June 28, 2017

Helping PR pros make smarter decisions

How media monitoring is like parenting toddlers

How media monitoring is like parenting toddlers

Having two kids is a blessing (or a curse depending on when you ask me.) In the average day I change a dozen or so diapers, prepare almost as many meals or snacks, and find myself in a near constant state of motion for 17 hours or more. When I have a minute to sit down and think about the parallels between parenting and media monitoring, several similarities strike me:

It’s a 24/7 job – The ‘round the clock news cycle that is endemic in social media, and now traditional media, means that you need to be monitoring at all hours. While most action takes place during daylight hours, you always need to have a baby monitor on, just in case.

Constant din of noise – As soon as my kids wake up in the morning the chatter begins. Add to that toys, games, and television and you’ve got yourself a cacophony echoing throughout the house. You have to keep an ear out to make sure that nothing is being broken and the kids are safe. So too with media monitoring – each day there are millions if not billions of posts to blogs, forums, Twitter, Facebook, LinkedIn and all the other social media outlets. Not to mention all of the traditional news stories, press releases, and other mainstream content. It’s best to have a monitoring system in place to help you cut through the buzz and hear what’s most important.

Introduce new foods occasionally – Most days it’s just grapes, chicken fingers, and French fries. But others it’s a vegetarian curry, mango parfaits, or salt cod on toast. It seems like a constant challenge to try to introduce new foods or serve up the old stand-bys in different ways. It’s a good reminder for those involved in media monitoring to branch out of your usual niche and look at new sites, comment on a post from a blogger you don’t already know, or add a new feed to your RSS reader. Also, the most important stories aren’t always in the biggest news outlets. Local and regional sources as well as trade publications may have a unique take on a topic of interest.

Playgroup is a priority – Both in parenting and social media, engagement with others leads to a well-rounded and more fulfilling experience. Whether you are chatting over coffee and watching the kids play, reTweeting your colleague’s thoughts, or commenting on a blogger’s latest post – discussion and interaction are at the center of the community. Even traditional media often offers ways for readers to respond, from letters to the editor to comments on individual stories.

There are always poopy diapers – You can’t get through a day without a little bit of the stinky stuff, so it’s good to always have the diaper bag handy.
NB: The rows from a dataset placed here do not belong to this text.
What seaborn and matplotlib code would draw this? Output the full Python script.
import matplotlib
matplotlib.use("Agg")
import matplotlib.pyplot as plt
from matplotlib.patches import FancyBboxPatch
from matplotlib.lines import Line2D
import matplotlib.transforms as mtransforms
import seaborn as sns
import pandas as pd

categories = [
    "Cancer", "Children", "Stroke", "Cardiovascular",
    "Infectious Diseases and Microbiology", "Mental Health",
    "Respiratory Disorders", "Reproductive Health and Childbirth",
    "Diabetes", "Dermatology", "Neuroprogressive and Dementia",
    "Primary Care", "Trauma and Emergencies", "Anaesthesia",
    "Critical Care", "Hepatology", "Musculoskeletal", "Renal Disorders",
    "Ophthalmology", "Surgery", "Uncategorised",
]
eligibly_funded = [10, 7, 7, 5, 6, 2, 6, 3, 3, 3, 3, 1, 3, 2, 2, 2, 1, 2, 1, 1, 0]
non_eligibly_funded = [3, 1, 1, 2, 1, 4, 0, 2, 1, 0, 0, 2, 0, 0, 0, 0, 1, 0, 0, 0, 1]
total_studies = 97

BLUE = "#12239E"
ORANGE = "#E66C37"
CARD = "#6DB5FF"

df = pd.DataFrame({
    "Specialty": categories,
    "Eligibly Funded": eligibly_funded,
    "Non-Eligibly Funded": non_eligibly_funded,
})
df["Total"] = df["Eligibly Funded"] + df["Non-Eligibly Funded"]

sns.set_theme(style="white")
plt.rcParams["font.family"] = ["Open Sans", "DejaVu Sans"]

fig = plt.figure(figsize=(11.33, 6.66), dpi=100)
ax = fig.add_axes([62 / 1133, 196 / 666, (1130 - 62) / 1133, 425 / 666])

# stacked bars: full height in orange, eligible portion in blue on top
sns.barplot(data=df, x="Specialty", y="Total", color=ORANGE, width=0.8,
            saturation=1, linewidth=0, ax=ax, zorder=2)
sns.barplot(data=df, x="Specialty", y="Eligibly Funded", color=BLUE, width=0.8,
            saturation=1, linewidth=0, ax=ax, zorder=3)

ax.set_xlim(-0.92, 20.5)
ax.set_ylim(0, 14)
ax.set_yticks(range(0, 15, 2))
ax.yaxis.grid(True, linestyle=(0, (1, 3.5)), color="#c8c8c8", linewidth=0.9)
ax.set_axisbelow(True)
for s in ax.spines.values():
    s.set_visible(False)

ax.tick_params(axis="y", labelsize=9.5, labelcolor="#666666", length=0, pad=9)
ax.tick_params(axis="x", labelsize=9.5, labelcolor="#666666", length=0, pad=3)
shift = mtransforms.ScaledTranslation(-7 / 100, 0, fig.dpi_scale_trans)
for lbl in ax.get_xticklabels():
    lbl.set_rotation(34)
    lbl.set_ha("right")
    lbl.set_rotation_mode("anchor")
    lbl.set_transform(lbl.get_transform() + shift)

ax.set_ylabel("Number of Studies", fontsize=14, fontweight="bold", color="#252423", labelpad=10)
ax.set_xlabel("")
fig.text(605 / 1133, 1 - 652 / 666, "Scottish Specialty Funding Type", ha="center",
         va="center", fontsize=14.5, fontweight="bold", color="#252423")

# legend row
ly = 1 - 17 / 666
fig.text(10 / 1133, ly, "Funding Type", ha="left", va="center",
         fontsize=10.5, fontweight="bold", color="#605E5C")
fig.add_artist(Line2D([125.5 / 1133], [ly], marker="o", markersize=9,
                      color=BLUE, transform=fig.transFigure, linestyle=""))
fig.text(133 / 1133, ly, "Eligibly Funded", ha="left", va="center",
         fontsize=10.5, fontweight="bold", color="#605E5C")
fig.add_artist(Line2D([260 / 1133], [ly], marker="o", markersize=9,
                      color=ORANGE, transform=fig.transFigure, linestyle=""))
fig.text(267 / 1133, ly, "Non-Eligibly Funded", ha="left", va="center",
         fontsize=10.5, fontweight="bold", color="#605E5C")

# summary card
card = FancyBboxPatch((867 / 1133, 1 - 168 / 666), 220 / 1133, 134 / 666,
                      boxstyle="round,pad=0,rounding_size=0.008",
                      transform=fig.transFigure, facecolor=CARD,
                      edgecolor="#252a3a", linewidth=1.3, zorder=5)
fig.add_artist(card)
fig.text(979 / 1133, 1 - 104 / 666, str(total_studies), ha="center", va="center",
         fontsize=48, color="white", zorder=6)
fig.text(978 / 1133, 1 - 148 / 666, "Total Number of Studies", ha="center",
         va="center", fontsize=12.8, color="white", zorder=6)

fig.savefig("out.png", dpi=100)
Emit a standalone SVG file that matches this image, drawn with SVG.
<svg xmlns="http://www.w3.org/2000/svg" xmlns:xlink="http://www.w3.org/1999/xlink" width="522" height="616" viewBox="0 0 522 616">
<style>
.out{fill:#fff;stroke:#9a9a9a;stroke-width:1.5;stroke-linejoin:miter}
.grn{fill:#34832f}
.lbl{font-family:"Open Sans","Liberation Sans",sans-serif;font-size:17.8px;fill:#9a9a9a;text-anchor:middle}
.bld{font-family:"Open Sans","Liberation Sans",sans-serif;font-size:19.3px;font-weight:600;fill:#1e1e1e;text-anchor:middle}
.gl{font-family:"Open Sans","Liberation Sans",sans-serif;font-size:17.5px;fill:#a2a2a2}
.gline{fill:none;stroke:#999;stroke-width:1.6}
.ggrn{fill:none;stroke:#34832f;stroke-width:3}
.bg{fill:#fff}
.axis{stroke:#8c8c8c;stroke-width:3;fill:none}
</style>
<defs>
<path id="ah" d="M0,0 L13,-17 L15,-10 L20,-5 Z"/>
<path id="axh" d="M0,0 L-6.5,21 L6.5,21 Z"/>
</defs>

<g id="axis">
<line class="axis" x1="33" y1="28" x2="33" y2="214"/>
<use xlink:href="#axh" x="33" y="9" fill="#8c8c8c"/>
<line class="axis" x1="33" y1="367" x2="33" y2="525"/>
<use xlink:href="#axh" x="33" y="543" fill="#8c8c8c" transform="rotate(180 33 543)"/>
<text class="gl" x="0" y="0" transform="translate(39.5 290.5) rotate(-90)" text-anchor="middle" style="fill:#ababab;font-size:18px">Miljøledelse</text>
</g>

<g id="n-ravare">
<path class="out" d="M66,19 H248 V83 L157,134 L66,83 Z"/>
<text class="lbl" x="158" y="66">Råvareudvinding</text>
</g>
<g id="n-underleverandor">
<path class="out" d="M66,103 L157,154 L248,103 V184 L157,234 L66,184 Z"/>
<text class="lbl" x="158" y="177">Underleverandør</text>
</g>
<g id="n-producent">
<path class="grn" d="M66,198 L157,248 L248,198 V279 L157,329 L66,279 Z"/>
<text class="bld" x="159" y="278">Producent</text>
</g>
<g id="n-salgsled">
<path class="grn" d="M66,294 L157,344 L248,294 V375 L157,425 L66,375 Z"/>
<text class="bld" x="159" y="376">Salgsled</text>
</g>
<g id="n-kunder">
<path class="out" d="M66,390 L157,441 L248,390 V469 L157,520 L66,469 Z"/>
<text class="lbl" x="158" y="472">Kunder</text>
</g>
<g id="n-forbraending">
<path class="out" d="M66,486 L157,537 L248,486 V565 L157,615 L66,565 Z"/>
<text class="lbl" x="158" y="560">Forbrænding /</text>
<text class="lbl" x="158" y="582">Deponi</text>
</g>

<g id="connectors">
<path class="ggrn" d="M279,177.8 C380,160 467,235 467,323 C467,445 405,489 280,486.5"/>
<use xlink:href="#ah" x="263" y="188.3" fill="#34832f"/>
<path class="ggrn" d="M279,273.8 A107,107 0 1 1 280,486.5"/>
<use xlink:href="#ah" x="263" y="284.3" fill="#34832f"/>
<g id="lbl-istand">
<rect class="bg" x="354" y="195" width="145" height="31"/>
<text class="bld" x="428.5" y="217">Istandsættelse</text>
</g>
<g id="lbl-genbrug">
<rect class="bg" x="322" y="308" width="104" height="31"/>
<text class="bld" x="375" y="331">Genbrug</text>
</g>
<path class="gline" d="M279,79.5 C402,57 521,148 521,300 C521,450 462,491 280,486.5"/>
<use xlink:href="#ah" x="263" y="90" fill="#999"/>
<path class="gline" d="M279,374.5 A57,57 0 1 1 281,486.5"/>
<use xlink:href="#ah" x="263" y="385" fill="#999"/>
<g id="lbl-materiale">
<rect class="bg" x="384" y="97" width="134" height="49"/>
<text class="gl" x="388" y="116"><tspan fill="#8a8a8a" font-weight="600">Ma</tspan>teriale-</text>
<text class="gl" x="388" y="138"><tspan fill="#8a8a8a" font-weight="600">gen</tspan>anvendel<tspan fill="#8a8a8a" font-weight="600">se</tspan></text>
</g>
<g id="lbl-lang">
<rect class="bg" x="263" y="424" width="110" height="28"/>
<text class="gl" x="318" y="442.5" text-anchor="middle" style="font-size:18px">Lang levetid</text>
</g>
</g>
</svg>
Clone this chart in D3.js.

There are usually a few detractors posting negative messages. It seems to be a given in social media and is seen more and more in the reader comments on traditional news stories. Best to be prepared ahead of time to catch any of this buzz before it gets to be too big of a mess.

Be ready for the occasional fever – Kids get sick; in fact sometimes they seem like little germ factories. Again preparation is key – have the tissues on hand, children’s meds stocked, and the doctor’s number handy. With media monitoring, if you have a plan in place and a cache of responses, you can face almost any situation undaunted. Sometimes it’s best to step back and let things run their course, but don’t hesitate to call in a professional if things are outside your normal range.